In the late 20th Century, several religious organizations sponsored dramatic TV shows. These shows ran as religious or public service programming, usually on Sunday mornings. Although it might seem, on the surface, that these shows pandered to religious viewers, the dramas were well-written and acted, with subject matter that appealed to a wide range of people. (Even atheists could like some of the episodes.)
Insight, a morality-themed TV show sponsored by the Paulist Fathers, ran from 1960 to 1985. Dozens of well-known actors such as Patty Duke, Carol Burnett, Walter Matthau, and William Shatner starred in vignettes about suicide, drug abuse, and other controversial topics. Another drama sponsored by a Christian religious organization, This is the Life, ran until 1988. Although many popular actors, writers, and directors worked on these public service programs, Night of the Living Dead director George A. Romero is probably the most surprising name to appear on one of these projects.
In 1973, the Lutheran Society commissioned George A. Romero to direct a film about the indignities of old age and how society treats the elderly.

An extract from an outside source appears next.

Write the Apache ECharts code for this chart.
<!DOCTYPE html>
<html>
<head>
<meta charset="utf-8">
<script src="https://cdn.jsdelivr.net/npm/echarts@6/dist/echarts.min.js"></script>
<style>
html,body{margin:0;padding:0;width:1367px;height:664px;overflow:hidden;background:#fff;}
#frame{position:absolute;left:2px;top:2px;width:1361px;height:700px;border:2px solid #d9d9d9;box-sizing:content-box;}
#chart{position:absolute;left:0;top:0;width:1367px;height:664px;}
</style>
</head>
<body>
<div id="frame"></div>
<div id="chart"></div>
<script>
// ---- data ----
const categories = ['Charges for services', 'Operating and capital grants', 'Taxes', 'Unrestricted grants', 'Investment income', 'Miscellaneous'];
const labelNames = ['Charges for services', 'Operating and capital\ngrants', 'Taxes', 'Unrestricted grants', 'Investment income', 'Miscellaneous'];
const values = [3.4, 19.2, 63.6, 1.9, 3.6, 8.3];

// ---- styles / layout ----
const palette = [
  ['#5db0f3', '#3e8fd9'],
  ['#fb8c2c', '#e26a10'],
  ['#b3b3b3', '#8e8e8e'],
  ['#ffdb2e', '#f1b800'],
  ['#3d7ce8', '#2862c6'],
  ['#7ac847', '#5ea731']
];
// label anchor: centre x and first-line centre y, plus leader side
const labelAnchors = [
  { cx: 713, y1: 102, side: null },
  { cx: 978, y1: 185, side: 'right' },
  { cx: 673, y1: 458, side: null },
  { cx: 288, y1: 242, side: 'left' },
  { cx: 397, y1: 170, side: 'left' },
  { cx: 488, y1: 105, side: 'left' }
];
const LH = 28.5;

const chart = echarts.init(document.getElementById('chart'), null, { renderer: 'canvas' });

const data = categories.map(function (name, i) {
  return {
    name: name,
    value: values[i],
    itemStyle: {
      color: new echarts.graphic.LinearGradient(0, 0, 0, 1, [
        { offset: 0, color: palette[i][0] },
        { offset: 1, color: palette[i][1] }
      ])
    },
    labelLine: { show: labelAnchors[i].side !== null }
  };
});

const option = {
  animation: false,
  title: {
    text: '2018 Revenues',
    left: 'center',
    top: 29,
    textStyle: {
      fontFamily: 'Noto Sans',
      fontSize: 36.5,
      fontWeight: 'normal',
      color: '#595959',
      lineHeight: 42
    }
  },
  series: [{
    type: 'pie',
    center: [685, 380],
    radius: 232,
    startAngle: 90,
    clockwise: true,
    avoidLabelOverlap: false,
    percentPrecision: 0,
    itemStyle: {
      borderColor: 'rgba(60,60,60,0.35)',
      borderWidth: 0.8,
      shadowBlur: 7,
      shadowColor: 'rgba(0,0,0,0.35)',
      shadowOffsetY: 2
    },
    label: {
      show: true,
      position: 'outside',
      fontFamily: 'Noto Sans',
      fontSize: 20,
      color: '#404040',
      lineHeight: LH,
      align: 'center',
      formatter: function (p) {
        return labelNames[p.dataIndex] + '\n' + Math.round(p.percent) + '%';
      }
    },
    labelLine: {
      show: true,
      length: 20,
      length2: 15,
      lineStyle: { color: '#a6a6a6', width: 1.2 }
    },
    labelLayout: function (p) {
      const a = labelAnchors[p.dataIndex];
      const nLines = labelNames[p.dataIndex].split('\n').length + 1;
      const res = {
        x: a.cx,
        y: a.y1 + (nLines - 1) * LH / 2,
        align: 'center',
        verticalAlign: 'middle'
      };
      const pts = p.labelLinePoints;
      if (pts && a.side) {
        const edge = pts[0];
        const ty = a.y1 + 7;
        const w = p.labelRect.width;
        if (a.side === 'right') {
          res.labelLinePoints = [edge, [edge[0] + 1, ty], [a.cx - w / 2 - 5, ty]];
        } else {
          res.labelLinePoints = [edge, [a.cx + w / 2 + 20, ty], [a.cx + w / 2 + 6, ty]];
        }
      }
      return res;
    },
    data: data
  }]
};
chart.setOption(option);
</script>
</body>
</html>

Due to a copyright snafu, Night of the Living Dead never made Romero any money directly; it stayed in the public domain. Romero got all the glory of being the director but not the cash. He resorted to projects like The Amusement Park to make money in between his own early ‘70s films such as The Crazies and Martin.
Romero directed The Amusement Park from a script by Wally Cook. The film never aired because the Lutheran organization deemed it to be too disturbing. (The content is emotionally jarring, especially if you’re a senior, or close to becoming one.) It doesn’t have the gore of Romero’s pure horror films, but the psychological and emotional torment the nameless character suffers is more frightening, in the long run, than a momentary glimpse of blood and guts.
The Amusement Park remained under wraps until Guillermo del Toro collaborator Daniel Kraus found a print of it in 2018. With the help of Romero’s widow, Suzanne, and fans who contributed to a restoration fund, the film has been upgraded and released.
Lincoln Maazel stars as the film’s nameless elderly parkgoer. (Maazel starred as Cuda in Romero’s Martin.) After ignoring a warning to avoid the park, he walks out into the busy midway. Youngsters go by without a care in the world while seniors wander aimlessly and barter with a harried ticket taker to get on the rides. The extras in the film were real-life seniors from assisted living homes or similar circumstances, according to the film’s introduction. As Maazel walks around the park trying to enjoy his day, simple tasks, from sitting on a bench to picking up a bag of food, turn into nightmares.
The white-suited Maazel encounters hucksters trying to sell overpriced homes to retirees. Monty Python-esque waiters pamper a rich patron while ignoring poor, hungry seniors. He then suffers the indignity of a bumper car accident, and gets blamed for it due to his age. (Romero even makes an appearance as a bumper car driver.) Maazel’s character is tormented by a gang of long-haired, leather-jacketed bikers in a deserted part of the park. Even though the physical violence is not as intense as the usual Romero film, it’s disturbing and proffers a real sense of foreboding.
In the only major scene that doesn’t focus on Maazel’s character, a fortune teller gives a starry-eyed young couple a glimpse into their future. They see a vision of their old age in a slum apartment as the wife struggles to get to a payphone and call a doctor to help her sick husband.
Near the end of the film, it seems the main character has found a friend as he reads a story to a young girl, but even this bit of good fortune doesn’t last for long.
The Amusement Park will be available exclusively on Shudder on June 8th. It’s a compact, powerful film and a fitting addition to Romero’s legacy. If you’re a Romero fan, or like topical films with a psychological edge, The Amusement Park is worth a look. Romero’s depiction of discrimination against the elderly is just as harrowing and true today as it was back in 1973. A side note: Maazel didn’t start his acting career until he was in his 50s, and passed away in 2009 at the age of 106.